In late January, he sent a cease-and-desist letter to district alleging it was teaching sex-education curriculum without providing the required opt-out opportunity for parents.

In February, he sent a cease-and-desist letter to the Webster Groves school district alleging that its general goal of hiring a more racially diverse teaching staff to reflect the diversity of its students is “discriminating on the basis of race in direct violation of both state and federal law.”

Gamblers, polluters, pot growers and other generous supporters

• As Missouri debates how to confront an unlicensed video gambling industry so brazen that it sued to prevent the Missouri Highway Patrol from seizing the illegal machines, Bailey has refused to take any action at all.

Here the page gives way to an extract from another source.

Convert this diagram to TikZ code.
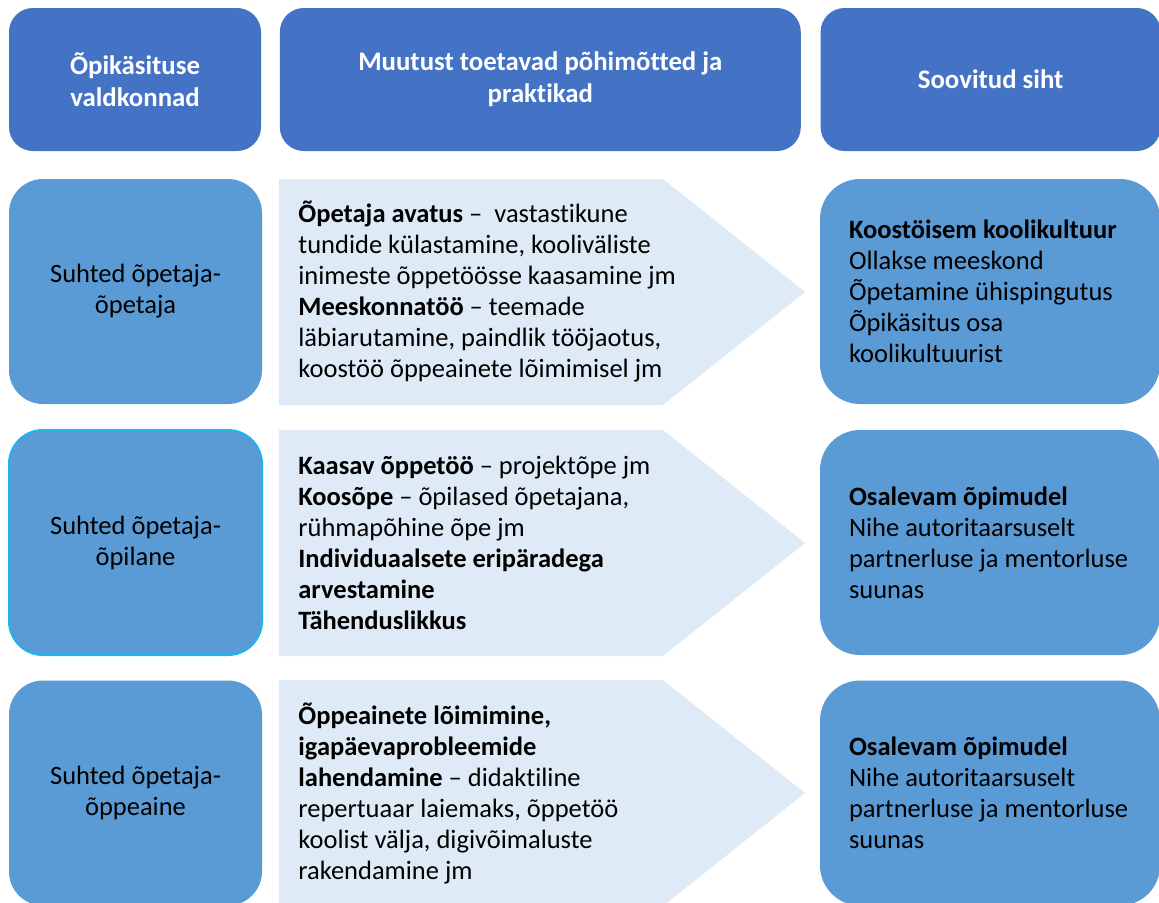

In fact, he wouldn’t even use his own office to defend the lawsuit — the very definition of his official duty — instead contracting it out to a private firm at the taxpayers’ expense. Bailey’s campaign has accepted more than $25,000 in donations from that unregulated industry or its lobbyists.

• A PAC supporting Bailey accepted a $50,000 campaign contribution from a New York-based LLC in September 2023. Just two months earlier, Bailey had filed a friend-of-the-court brief supporting the LLC’s Missouri-based subsidiary in an environmental lawsuit stemming from the lead poisoning of children in Peru. 

• Late last year, the co-owner of a marijuana company that was in the midst of a legal battle with state regulators — with Bailey’s office representing the state in that legal fight — hosted a political fundraiser in his Ladue home in support of Bailey.